Request | Skip the pictures. Set down, word for word, the lines from the start of the material up to and including the line with "fill=False, edgecolor='#888888', linewidth=1.6))".

Plotting code records:
- - - -

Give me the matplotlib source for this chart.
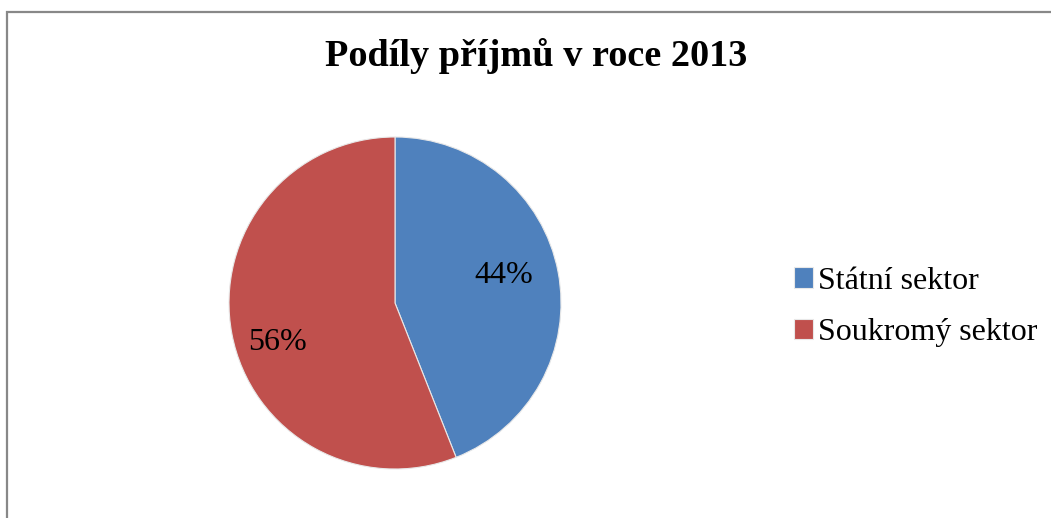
import numpy as np
import matplotlib.pyplot as plt
from matplotlib.patches import Rectangle

labels = ['Státní sektor', 'Soukromý sektor']
values = [44, 56]
colors = ['#4F81BD', '#C0504D']

plt.rcParams['font.family'] = ['Liberation Serif', 'DejaVu Serif']

fig = plt.figure(figsize=(10.51, 5.18), dpi=100)
fig.patches.append(Rectangle((7/1051, -0.1), 1.2, 1 - 12/518 + 0.1, transform=fig.transFigure,
                             fill=False, edgecolor='#888888', linewidth=1.6))

ax = fig.add_axes([229/1051, 49/518, 332/1051, 332/518])
wedges, texts, autotexts = ax.pie(values, colors=colors, startangle=90, counterclock=False,
                                  autopct='%1.0f%%', pctdistance=0.7,
                                  wedgeprops=dict(edgecolor='#e8e8e8', linewidth=0.8),
                                  textprops=dict(fontsize=23, color='black'))
# Excel-like label placement: nudge labels a little off the slice middle
for w, t, r in zip(wedges, autotexts, [0.68, 0.74]):
    ang = np.deg2rad((w.theta1 + w.theta2) / 2 + 5.5)
    t.set_position((r * np.cos(ang), r * np.sin(ang) - 0.028))
ax.set_xlim(-1, 1)
ax.set_ylim(-1, 1)
ax.set_aspect('equal')

fig.text(536/1051, 1 - 56/518, 'Podíly příjmů v roce 2013', ha='center', va='center',
         fontsize=27.5, fontweight='bold')

fig.legend(wedges, labels, loc='center left', bbox_to_anchor=(765/1051, 1 - 307/518),
           frameon=False, fontsize=23, handlelength=0.6, handleheight=0.6,
           handletextpad=0.15, labelspacing=0.7)

fig.savefig('out.png', dpi=100)
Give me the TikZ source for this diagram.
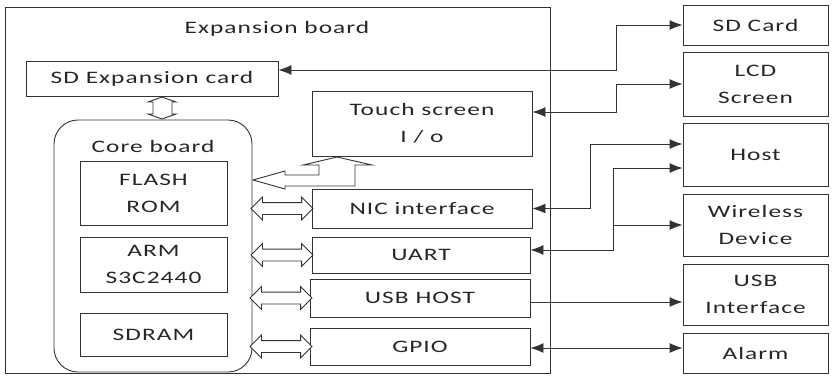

- - - -

Final answer |
Give me the matplotlib source for this chart.
import numpy as np
import matplotlib.pyplot as plt
from matplotlib.patches import Rectangle

labels = ['Státní sektor', 'Soukromý sektor']
values = [44, 56]
colors = ['#4F81BD', '#C0504D']

plt.rcParams['font.family'] = ['Liberation Serif', 'DejaVu Serif']

fig = plt.figure(figsize=(10.51, 5.18), dpi=100)
fig.patches.append(Rectangle((7/1051, -0.1), 1.2, 1 - 12/518 + 0.1, transform=fig.transFigure,
                             fill=False, edgecolor='#888888', linewidth=1.6))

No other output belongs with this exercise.